Many of the entries in the Victorian CEDT Registers list include an ‘C&E number’. As people’s names can sometimes be spelled in different ways or misspelled it can be useful to sometimes search using this number instead of their name (see Mrs Lup Mun for an example of this).

A C&E number looks like a year (or the last two digits of a year) followed by a slash symbol and then a number. Latter registers include a special column to write this number, earlier registers have it written in the notes section. Ah Lipp’s C&E number when he travelled in 1915 is listed in the Victorian CEDT register as 15/11290. This number (written as the full year followed by slash followed by the number, for example 1915/10290) can be used to search the B13 correspondence series in addition to searching using the person’s name.

Advanced Item search of B13 series using Ah Lipp’s C&E number
Search result for the above Advanced Item search

Included in this series are a files documenting CEDT applications. Originally the series would have included a file for each CEDT application but unfortunately the series has been extensively culled and so only a small proportion of files survive. A typical CEDT application correspondence file contains the following: Application form, police statement, two references and copies of the Certificate Exempting from Dictation Test, Summary coversheet (see example below).

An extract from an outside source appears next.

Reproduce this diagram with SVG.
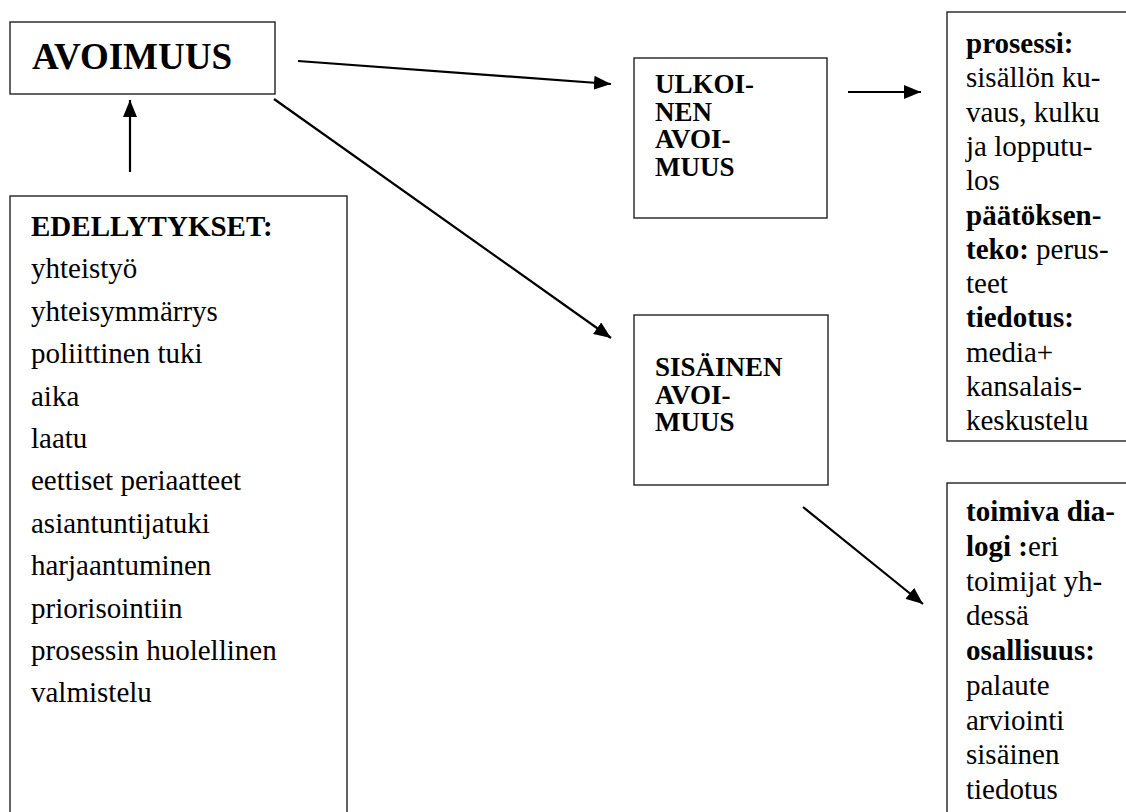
<svg xmlns="http://www.w3.org/2000/svg" width="1126" height="812" viewBox="0 0 1126 812" font-family="'Liberation Serif', 'Times New Roman', Tinos, 'Noto Serif', 'DejaVu Serif', serif">
<defs>
<marker id="ah" markerUnits="userSpaceOnUse" markerWidth="17" markerHeight="14" refX="17" refY="7" orient="auto">
<path d="M0,0 L17,7 L0,14 z" fill="#000"/>
</marker>
<style>
.box{fill:#fff;stroke:#222;stroke-width:1.4}
.t{font-family:'Liberation Serif','Times New Roman',Tinos,'Noto Serif','DejaVu Serif',serif;font-size:29px;fill:#000}
.b{font-weight:bold}
.lbl{font-size:27px}
.con{stroke:#000;stroke-width:2.2;fill:none;marker-end:url(#ah)}
</style>
</defs>
<rect width="1126" height="812" fill="#fff"/>
<g id="avoimuus">
<rect class="box" x="10" y="22" width="265" height="72"/>
<text class="t b" x="32" y="69" style="font-size:37px">AVOIMUUS</text>
</g>
<g id="edellytykset">
<rect class="box" x="10" y="196" width="337" height="640"/>
<text class="t">
<tspan class="b" x="31" y="236">EDELLYTYKSET:</tspan>
<tspan x="31" y="278.4">yhteistyö</tspan>
<tspan x="31" y="320.8">yhteisymmärrys</tspan>
<tspan x="31" y="363.2">poliittinen tuki</tspan>
<tspan x="31" y="405.6">aika</tspan>
<tspan x="31" y="448">laatu</tspan>
<tspan x="31" y="490.4">eettiset periaatteet</tspan>
<tspan x="31" y="532.8">asiantuntijatuki</tspan>
<tspan x="31" y="575.2">harjaantuminen</tspan>
<tspan x="31" y="617.6">priorisointiin</tspan>
<tspan x="31" y="660">prosessin huolellinen</tspan>
<tspan x="31" y="702.4">valmistelu</tspan>
</text>
</g>
<g id="ulkoinen">
<rect class="box" x="634" y="58" width="193" height="160"/>
<text class="t b lbl">
<tspan x="655" y="93">ULKOI-</tspan>
<tspan x="655" y="120.5">NEN</tspan>
<tspan x="655" y="148">AVOI-</tspan>
<tspan x="655" y="175.5">MUUS</tspan>
</text>
</g>
<g id="sisainen">
<rect class="box" x="634" y="315" width="194" height="170"/>
<text class="t b lbl">
<tspan x="655" y="376">SISÄINEN</tspan>
<tspan x="655" y="403.5">AVOI-</tspan>
<tspan x="655" y="431">MUUS</tspan>
</text>
</g>
<g id="ulkoinen-detail">
<rect class="box" x="947" y="12" width="200" height="429"/>
<text class="t">
<tspan x="966" y="53" class="b">prosessi:</tspan>
<tspan x="966" y="87.3">sisällön ku-</tspan>
<tspan x="966" y="121.6">vaus, kulku</tspan>
<tspan x="966" y="155.9">ja lopputu-</tspan>
<tspan x="966" y="190.2">los</tspan>
<tspan x="966" y="224.5" class="b">päätöksen-</tspan>
<tspan x="966" y="258.8"><tspan class="b">teko:</tspan> perus-</tspan>
<tspan x="966" y="293.1">teet</tspan>
<tspan x="966" y="327.4" class="b">tiedotus:</tspan>
<tspan x="966" y="361.7">media+</tspan>
<tspan x="966" y="396">kansalais-</tspan>
<tspan x="966" y="430.3">keskustelu</tspan>
</text>
</g>
<g id="sisainen-detail">
<rect class="box" x="947" y="483" width="200" height="360"/>
<text class="t">
<tspan x="966" y="521" class="b">toimiva dia-</tspan>
<tspan x="966" y="555.75"><tspan class="b">logi :</tspan>eri</tspan>
<tspan x="966" y="590.5">toimijat yh-</tspan>
<tspan x="966" y="625.25">dessä</tspan>
<tspan x="966" y="660" class="b">osallisuus:</tspan>
<tspan x="966" y="694.75">palaute</tspan>
<tspan x="966" y="729.5">arviointi</tspan>
<tspan x="966" y="764.25">sisäinen</tspan>
<tspan x="966" y="799">tiedotus</tspan>
</text>
</g>
<g id="connectors">
<line class="con" x1="130" y1="172" x2="130" y2="100"/>
<line class="con" x1="298" y1="61" x2="611" y2="84"/>
<line class="con" x1="274" y1="99" x2="611" y2="338"/>
<line class="con" x1="848" y1="92" x2="921" y2="92"/>
<line class="con" x1="803" y1="507" x2="923" y2="604"/>
</g>
</svg>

Information supplied by Ah Lipp in the Victorian CEDT Registers indicates he applied for a CEDT in 1915 when he was 75 years old (making him born around 1840). He had been in the Commonwealth for 57 years (suggesting he arrived around 1858). He left on the Changsha on 14 May 1915 and there is no information about any return to Australia.

Information provided in his file in the B13 Series confirms the year of his birth and year of arrival in Australia. Ah Lipp’s CEDT certificate on file also show no indication that he returned to Australia despite being able to. At age 75 and after 57 years living and working in Australia, this is perhaps not surprising.

We also learn that he was very mobile during his time in Australia. He spent 2 months in Sydney, 4 months in Beechworth, 3 years in Goulburn, 6 months in Heathcote, 5 years in Bendigo, 6 months in Castlemaine, 2 1/2 years in Vaughan before settling in Malmsbury for 40 years. He worked initially as a miner and then turned his hand to market gardening, with a contract, according to the favorable police report with the police station. During this time he never left Australia. He signed his CEDT application in English in a fair hand. Ah Lipp obtained character references from the Town Clerk and a Justice of the Peace in Malmsbury.

He wears slightly different clothing with a different studio background in the identification photographs he provides for the application suggesting they were taken at slightly different times. He wears a three piece suit with decorative fob in both photographs, probably his best suit. His hands and the crumpled shirt and suit betrays his working class background but the fob suggests he’s had some prosperity.

As can be seen these files can be rich in information, particularly those from later years because files were ‘top numbered’. This means that the file for a person who applied for a second CEDTs was renumbered and filed with the later CEDT application. So some files document multiple journeys.

Unfortunately not all of the B13 series files have been digitised. You can pay for them to be digitised or visit the National Archives of Australia reading rooms in North Melbourne to read and copy them yourself.